Thomas Jefferson’s wife, Martha, died ten years after their marriage, 19 years before Jefferson occupied the White House. The Martha Jefferson listed as First Lady was the couple’s daughter.
During the filming of “Piddle, Twiddle, and Resolve”, William Daniels sucked on ice cubes, as not to give away the fact that the night was freezing cold, rather than a humid Philadelphia evening
Many of the characters’ lines were quotes attributed to these historic men. Including Hancock’s justification of his own signature and Franklin’s, “Those who would forfeit liberty to obtain a little temporary safety...” as well as his saying, “We must all hang together, or assuredly we shall all hang separately.”
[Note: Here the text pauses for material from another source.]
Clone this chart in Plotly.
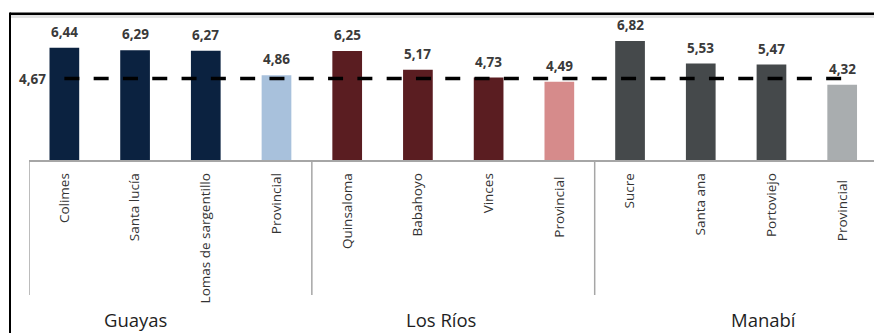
import plotly.graph_objects as go

# Data
categories = ["Colimes", "Santa lucía", "Lomas de sargentillo", "Provincial",
              "Quinsaloma", "Babahoyo", "Vinces", "Provincial ",
              "Sucre", "Santa ana", "Portoviejo", "Provincial  "]
values = [6.44, 6.29, 6.27, 4.86, 6.25, 5.17, 4.73, 4.49, 6.82, 5.53, 5.47, 4.32]
value_labels = ["6,44", "6,29", "6,27", "4,86", "6,25", "5,17", "4,73", "4,49",
                "6,82", "5,53", "5,47", "4,32"]
bar_colors = ["#0b2240", "#0b2240", "#0b2240", "#a8c1dc",
              "#5a1d21", "#5a1d21", "#5a1d21", "#d68b8b",
              "#45494b", "#45494b", "#45494b", "#a9adaf"]
groups = ["Guayas", "Los Ríos", "Manabí"]
national_avg = 4.67
national_label = "4,67"

W, H = 874, 333
ML, MR, MT, MB = 29, 0, 14, 173
PW, PH = W - ML - MR, H - MT - MB


def px_x(px):
    return (px - ML) / PW


def px_y(py):
    return (H - MB - py) / PH


fig = go.Figure()

fig.add_trace(go.Bar(
    x=list(range(len(categories))), y=values,
    marker=dict(color=bar_colors, line=dict(width=0)),
    width=0.42, hoverinfo="skip",
))

# National average as a dashed reference line
fig.add_trace(go.Scatter(
    x=list(range(len(categories))), y=[national_avg] * len(categories),
    mode="lines", line=dict(color="black", width=3.5, dash="15px,14.3px"),
    hoverinfo="skip",
))

annotations = []
for i, (v, t) in enumerate(zip(values, value_labels)):
    annotations.append(dict(
        x=i, y=v, xref="x", yref="y", text=f"<b>{t}</b>", showarrow=False,
        yanchor="bottom", yshift=5,
        font=dict(family="Open Sans", size=13.5, color="#3a3a3a"),
    ))

annotations.append(dict(
    x=px_x(48), y=national_avg, xref="paper", yref="y",
    text=f"<b>{national_label}</b>", showarrow=False,
    xanchor="right", yanchor="middle",
    font=dict(family="Open Sans", size=13.5, color="#3a3a3a"),
))

group_centers_px = [135, 441, 763]
for g, cx in zip(groups, group_centers_px):
    annotations.append(dict(
        x=px_x(cx), y=px_y(333), xref="paper", yref="paper", text=g,
        showarrow=False, xanchor="center", yanchor="bottom", borderpad=0,
        font=dict(family="Open Sans", size=18.5, color="#1e1e1e"),
    ))

shapes = []
# group separators below the axis
for xs in [-0.5, 3.5, 7.5]:
    shapes.append(dict(type="line", xref="x", yref="paper",
                       x0=xs, x1=xs, y0=0, y1=px_y(295),
                       line=dict(color="#a6a6a6", width=1.5)))
# outer frame: top and left edges
shapes.append(dict(type="rect", xref="paper", yref="paper",
                   x0=px_x(10), x1=px_x(W + 5), y0=px_y(18), y1=px_y(15),
                   fillcolor="#e2e2e2", line=dict(width=0), layer="below"))
shapes.append(dict(type="line", xref="paper", yref="paper",
                   x0=px_x(10), x1=px_x(W + 5), y0=px_y(13.8), y1=px_y(13.8),
                   line=dict(color="black", width=2.5)))
shapes.append(dict(type="line", xref="paper", yref="paper",
                   x0=px_x(10), x1=px_x(10), y0=px_y(12.5), y1=px_y(H + 5),
                   line=dict(color="black", width=2)))

fig.update_layout(
    width=W, height=H,
    margin=dict(l=ML, r=MR, t=MT, b=MB, pad=0),
    paper_bgcolor="white", plot_bgcolor="white",
    showlegend=False, bargap=0.58,
    annotations=annotations, shapes=shapes,
    xaxis=dict(
        range=[-0.5, 11.45], tickmode="array",
        tickvals=list(range(len(categories))), ticktext=categories,
        tickangle=-90, ticks="", ticklabelstandoff=6,
        tickfont=dict(family="Open Sans", size=13.5, color="#333333"),
        showline=True, linecolor="#a6a6a6", linewidth=1.5,
        showgrid=False, zeroline=False, fixedrange=True,
    ),
    yaxis=dict(range=[0, PH / 17.44], visible=False, showgrid=False,
               zeroline=False, fixedrange=True),
)

fig.write_html("out.html")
Ron Holgate did all of his own riding - except for the trick mount at the end - in “The Lees of Old Virginia”, despite his never having been on a horse before.
The song “The Egg” was written very late into the writing process for the Broadway show. So late, in fact, that promotional material had already been printed and it was upon seeing a poster depicting an eaglet coming out of a British eggshell and holding an American flag that Sherman Edwards came up with the song.
In the song “Is Anybody There”, sung by John Adams, the lyric “Yet, through all the gloom, I see the rays of ravishing light and glory” were from a letter by the real-life Adams to wife Abigail the day after the Declaration was adopted.
All of the exchanges between John and Abigail Adams are based on the real letters they wrote to each other while John was away. He called her his “dearest friend” and their letters ended with “Til then”.
Many of the outdoor shots were filmed at what is now the Warner Ranch just north of the main studio. At the time it was part of the new Columbia/Warner merger. The water fountain seen during the number with Franklin, Adams, and Lee is best known to current television viewers as the fountain seen at the beginning of the TV show “Friends”. This fountain still exists directly across the street from the Bewitched, and I Dream of Jeannie Houses. Most of the other colonial sets were destroyed by a devastating fire in the mid-’70s.
During filming, Blythe Danner (Martha Jefferson) was 5 months pregnant with Gwenyth Paltrow.
John Adams was played by actor William Daniels, who later stared in the television show “St. Elsewhere” (1982) in which he played Dr. Mark Craig...a descendant of John Adams. The series was filled with references to “1776” and quotes from the movie.
Although the “Cool Cool Considerate Men” number was cut from the original print as a favor to Richard Nixon by Jack L. Warner, it was not destroyed as Warner had done before in similar circumstances, because he was no longer a studio head. For that reason only, the excised segment was found and could be restored to the DVD. Nixon asked the writer Sherman Edwards to cut it out after seeing the play at the White House, but the author steadfastly refused.
On the laserdisc commentary, director Peter H. Hunt says that originally he had not planned to cast Howard Da Silva as Benjamin Franklin in the film version, because of how difficult the actor had been during the Broadway run of the musical. However, he relented and let Da Silva reprise his stage role in the film when the actor promised to cooperate and begged to play Ben Franklin in the movie as a legacy to his grandchildren.
Daniels also later starred in the show "Boy Meets World," in which he played a teacher who became a principal.. at John Adams High School.